At a regional level the North West had the highest annual house price growth, with prices increasing by 2.8% in the year to September.

The lowest annual growth was in the capital, where prices fell by 0.4% in the 12 months to September.

Andrew Montlake, managing director of Coreco, said: “The Brexit ball and chain continues to weigh on the property market, but it hasn’t dragged it to the bottom as many predicted.

“London, once again, is at the bottom of the annual price table as it pays for its obscene growth earlier in the current decade.

“Extremely low borrowing costs and cheaper prices continue to drive sales while a strong jobs market and ever-falling inflation are giving people confidence amid the chaos.

“All eyes for now are on the December General Election.

“When we all wake up, somewhat ominously on Friday 13 December, we will know a lot more about the likely direction of the property market in 2020 and beyond.”

Tomer Aboody, director of property lender MT Finance, added: “People have had enough of elections and uncertainty – they want a resolution to government and Brexit which will enable confidence to return to the market.

“London is always going to see the biggest movement in house prices whether it is a decline or increase because it has the highest value properties.

“But what is noticeable in London is that people are looking to buy, it’s just the lack of supply.

“Not enough people are selling because of the uncertainty; people are wondering whether they would be selling at the right time or getting the right price, which accounts for the lower sales volumes.

“Until we have some clarity on the political front, nothing will happen, particularly in London.

“People are not going to spend an average of £500,000 or thereabouts in London until they know what is going to happen with the upcoming election.”

House price growth in Wales increased by 2.6% between September 2018 to September 2019, with property prices in Scotland also seeing a rise of 2.4% year-on-year.

The average house price in England increased by 1% in September 2019 compared to figures seen the year previously.

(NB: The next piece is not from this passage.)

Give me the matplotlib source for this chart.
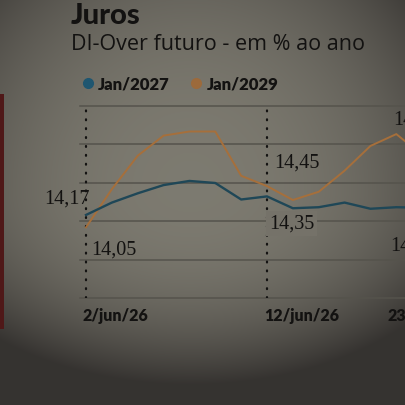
import numpy as np
import matplotlib
matplotlib.use("Agg")
import matplotlib.pyplot as plt
from matplotlib.lines import Line2D
from matplotlib.patches import Rectangle

# DI-Over futuro, % ao ano
pregoes = list(range(14))
jan2027 = [14.17, 14.29, 14.38, 14.46, 14.50, 14.48, 14.32, 14.35,
           14.235, 14.245, 14.29, 14.23, 14.245, 14.24]
jan2029 = [14.05, 14.42, 14.745, 14.94, 14.98, 14.98, 14.55, 14.45,
           14.315, 14.395, 14.60, 14.84, 14.955, 14.75]
series_names = ["Jan/2027", "Jan/2029"]
date_labels = ["2/jun/26", "12/jun/26", "23/jun/26"]
date_pos = [0, 7, 12]
dotted_pos = [0, 7]

W = H = 406
DPI = 100
BLUE = "#1f4757"
ORANGE = "#a66f3b"
INK = "#131211"
GRID = "#55534c"
BOLD = ["Lato", "DejaVu Sans"]


def bg_value(x, y):
    """vignette of the photographed page, x/y in pixels from top-left"""
    dx = (x - 190) / 300.0
    dy = np.where(y < 190, (y - 190) / 320.0, (y - 190) / 195.0)
    t = np.clip(dx ** 2 + dy ** 2, 0, 1) ** 1.2
    c1 = np.array([0.49, 0.48, 0.44])
    c0 = np.array([0.21, 0.20, 0.19])
    return c1 + (c0 - c1) * t[..., None]


fig = plt.figure(figsize=(W / DPI, H / DPI), dpi=DPI)

# background photo tone
bg = fig.add_axes([0, 0, 1, 1])
yy, xx = np.mgrid[0:H, 0:W]
bg.imshow(bg_value(xx, yy), extent=(0, W, H, 0), aspect="auto")
bg.set_xlim(0, W)
bg.set_ylim(H, 0)
bg.axis("off")
bg.add_patch(Rectangle((0, 95), 4, 235, color="#4f1818", lw=0))

# plot area: 80..406 px wide, 107..299 px tall
left, right, top, bottom = 80, 406, 107, 299
ax = fig.add_axes([left / W, 1 - bottom / H, (right - left) / W, (bottom - top) / H])
ax.patch.set_alpha(0)
step = 25.86
ax.set_xlim((left - 86) / step, (right - 86) / step)
y_lo = 14.05 - (bottom - 228.3) / 103.0
y_hi = 14.05 + (228.3 - top) / 103.0
ax.set_ylim(y_lo, y_hi)
for v in np.linspace(y_lo, y_hi, 6):
    ax.axhline(v, color=GRID, lw=1.1, zorder=1, clip_on=False)
for s in ax.spines.values():
    s.set_visible(False)
ax.set_xticks([])
ax.set_yticks([])

for p in dotted_pos:
    ax.plot([p, p], [y_lo, y_hi], color=INK, lw=1.6,
            linestyle=(0, (0.4, 3.6)), dash_capstyle="round", zorder=2)

ax.plot(pregoes, jan2029, color=ORANGE, lw=1.4, zorder=3)
ax.plot(pregoes, jan2027, color=BLUE, lw=1.7, zorder=4)

num_font = dict(family="Liberation Serif", fontsize=14.5, color=INK)


def label(i, values, text, dx, dy, ha, box=False):
    kw = {}
    if box:
        kw["bbox"] = dict(boxstyle="square,pad=0.15", lw=0,
                          fc=tuple(bg_value(np.array(300.0), np.array(224.0))))
    ax.annotate(text, (pregoes[i], values[i]), xytext=(dx, dy),
                textcoords="offset pixels", ha=ha, va="center",
                annotation_clip=False, zorder=5, **num_font, **kw)


label(0, jan2027, "14,17", 4, 17, "right")
label(0, jan2029, "14,05", 5, -22, "left")
label(7, jan2029, "14,45", 7, 24, "left")
label(7, jan2027, "14,35", 2, -27, "left", box=True)
label(12, jan2029, "14,96", -3, 15, "left")
label(12, jan2027, "14,24", -6, -38, "left")

date_font = dict(family=BOLD, fontweight="heavy", fontsize=11.5, color=INK)
date_dx = [-3, -3, -9]
for p, txt, dx in zip(date_pos, date_labels, date_dx):
    ax.annotate(txt, (p, 0), xycoords=("data", "axes fraction"),
                xytext=(dx, -17), textcoords="offset pixels",
                ha="left", va="center", annotation_clip=False, **date_font)

# titles
fig.text(71 / W, 1 - 16 / H, "Juros", family=BOLD,
         fontweight="black", fontsize=21, color=INK, va="center", ha="left")
fig.text(71 / W, 1 - 45 / H, "DI-Over futuro - em % ao ano", family="Open Sans",
         fontsize=15.5, color=INK, va="center", ha="left")

# legend
handles = [Line2D([], [], ls="", marker="o", ms=7, color=c)
           for c in ("#1f5670", "#9c6a3c")]
leg = fig.legend(handles, series_names, loc="center left",
                 bbox_to_anchor=(83 / W, 1 - 85 / H), ncol=2, frameon=False,
                 handlelength=0.6, handletextpad=0.3, columnspacing=1.3,
                 borderpad=0, borderaxespad=0,
                 prop=dict(family=BOLD, weight="heavy", size=12))
for t in leg.get_texts():
    t.set_color(INK)

fig.savefig("out.png", dpi=DPI)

Northern Ireland house prices increased by 4% in the 12 months to September and remains the cheapest UK country to purchase a property, with the average house price at £140,000.

Gemma Harle, managing director of Quilter Financial Planning’s mortgage network, added: “It is no surprise that both house buyers and sellers are choosing to wait to survey the landscape post-Brexit rather than take a gamble in the current uncertain climate.

“However, what’s particularly concerning is that you typically would see an uptick in prices at the end of summer thanks to lots of people choosing to move before the schools go back and the dark nights draw in, but this year the rebound seems to be somewhat muted.

“Similarly, while the annual price increase across the UK stands at around 1.3% this is below the current rate of inflation meaning in real terms house prices have dropped.

“Regardless of political stance, it is hard to not take notice of the changes in the market due to the political turmoil currently gripping the nation.

“House prices rise and fall in cyclical fashion and we are due a correction from a historical standpoint.

“It may be that Brexit is the trigger that sees house prices drop and enter into a downturn. Whether this downturn materialises is something we will likely have a clearer view on in in the next few months.”